Lain and Jess offers enough magic realism to keep you captivated

Lain and Jess

Short story collection, Efehan Elbi, 30 pgs, [email protected], $3

Dawson’s Creek is coming to mind — possibly for the first time since Dawson’s Creek ended. Lain, Jess and the scenes that populate this collection are straight out of Capeside: high school melodrama peppered with mature, but believable, conversation.

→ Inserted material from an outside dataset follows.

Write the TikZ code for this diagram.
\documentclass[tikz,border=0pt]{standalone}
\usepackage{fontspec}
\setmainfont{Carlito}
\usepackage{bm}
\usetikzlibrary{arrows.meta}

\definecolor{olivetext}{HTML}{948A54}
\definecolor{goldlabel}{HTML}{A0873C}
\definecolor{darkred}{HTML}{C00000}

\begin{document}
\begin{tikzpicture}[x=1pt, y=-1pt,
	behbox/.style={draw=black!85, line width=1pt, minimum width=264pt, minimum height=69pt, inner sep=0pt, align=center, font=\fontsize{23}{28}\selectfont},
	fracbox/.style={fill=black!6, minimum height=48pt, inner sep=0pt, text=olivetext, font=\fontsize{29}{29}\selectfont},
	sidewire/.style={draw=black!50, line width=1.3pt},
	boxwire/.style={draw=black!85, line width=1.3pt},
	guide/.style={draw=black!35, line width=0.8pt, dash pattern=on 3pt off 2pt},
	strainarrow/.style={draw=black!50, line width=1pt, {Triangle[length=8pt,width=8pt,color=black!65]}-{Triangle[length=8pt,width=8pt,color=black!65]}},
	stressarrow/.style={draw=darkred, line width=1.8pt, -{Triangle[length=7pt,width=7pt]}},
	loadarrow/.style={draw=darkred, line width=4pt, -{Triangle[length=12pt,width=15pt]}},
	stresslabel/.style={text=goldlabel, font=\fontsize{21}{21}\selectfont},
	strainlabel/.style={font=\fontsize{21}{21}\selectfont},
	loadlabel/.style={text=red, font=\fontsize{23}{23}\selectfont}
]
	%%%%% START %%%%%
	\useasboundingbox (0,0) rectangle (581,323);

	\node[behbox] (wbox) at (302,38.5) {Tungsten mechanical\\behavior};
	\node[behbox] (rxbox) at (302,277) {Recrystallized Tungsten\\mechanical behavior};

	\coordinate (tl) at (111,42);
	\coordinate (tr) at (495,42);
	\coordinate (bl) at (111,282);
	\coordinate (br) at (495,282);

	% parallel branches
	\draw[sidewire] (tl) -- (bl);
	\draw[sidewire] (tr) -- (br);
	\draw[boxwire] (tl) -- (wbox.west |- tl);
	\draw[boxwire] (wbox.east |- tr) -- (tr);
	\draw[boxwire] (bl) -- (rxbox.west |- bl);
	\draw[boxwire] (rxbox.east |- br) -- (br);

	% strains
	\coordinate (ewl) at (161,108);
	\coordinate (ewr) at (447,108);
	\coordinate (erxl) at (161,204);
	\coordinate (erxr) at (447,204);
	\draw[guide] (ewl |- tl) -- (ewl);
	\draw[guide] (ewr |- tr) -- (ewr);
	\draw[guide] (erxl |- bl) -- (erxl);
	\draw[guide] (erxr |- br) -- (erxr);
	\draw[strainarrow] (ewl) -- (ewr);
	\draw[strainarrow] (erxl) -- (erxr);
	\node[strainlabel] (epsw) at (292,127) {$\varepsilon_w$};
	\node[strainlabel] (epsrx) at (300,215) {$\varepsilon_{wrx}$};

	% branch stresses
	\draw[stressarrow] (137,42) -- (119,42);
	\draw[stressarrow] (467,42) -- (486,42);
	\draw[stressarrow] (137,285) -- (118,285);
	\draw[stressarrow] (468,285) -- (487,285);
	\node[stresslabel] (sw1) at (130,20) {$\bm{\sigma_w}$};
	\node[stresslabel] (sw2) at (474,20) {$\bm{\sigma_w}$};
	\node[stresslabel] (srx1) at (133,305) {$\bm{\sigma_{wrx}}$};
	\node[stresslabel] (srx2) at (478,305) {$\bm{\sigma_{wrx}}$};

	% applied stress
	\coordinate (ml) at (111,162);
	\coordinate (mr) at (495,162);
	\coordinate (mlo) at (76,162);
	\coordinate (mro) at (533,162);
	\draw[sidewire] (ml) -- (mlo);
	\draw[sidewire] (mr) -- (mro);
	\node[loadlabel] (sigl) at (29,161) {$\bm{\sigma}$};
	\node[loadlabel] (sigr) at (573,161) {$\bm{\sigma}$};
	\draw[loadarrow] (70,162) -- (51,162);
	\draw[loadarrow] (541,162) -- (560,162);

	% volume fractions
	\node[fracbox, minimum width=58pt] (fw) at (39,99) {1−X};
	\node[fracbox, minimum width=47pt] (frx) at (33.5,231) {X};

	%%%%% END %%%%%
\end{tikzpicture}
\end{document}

The title characters (and the other teens we meet in Lain and Jess) are pulled from Efehan Elbi’s 2015 novel, Moonlines. At least one of these stories, he states, is prequel material. In the first, Lain writes a delusions-of-grandeur-heavy school essay about her summer vacation. In another, Lain and Jess flee a group of seniors during some sort of grade nine hazing ritual. In the most satisfying piece, Lain skips town with a naïve (and possibly disturbed) boy that she just met.

Elbi’s prose could use some editing from an unacquainted eye. Spelling and continuity errors intrude a little too often, but on the whole, the slip-ups don’t sully the storytelling. Lain is the collection’s most prominent character, and in short order, Elbi paints a complete picture of her as a flawed but likeable person.

While the Creek stayed (arguably) down-to-earth, these stories are elevated by subtle injections of magic realism and enough suspense to keep you hooked until the end. Lain and Jess serves as a tantalizing appetizer for Elbi’s novel.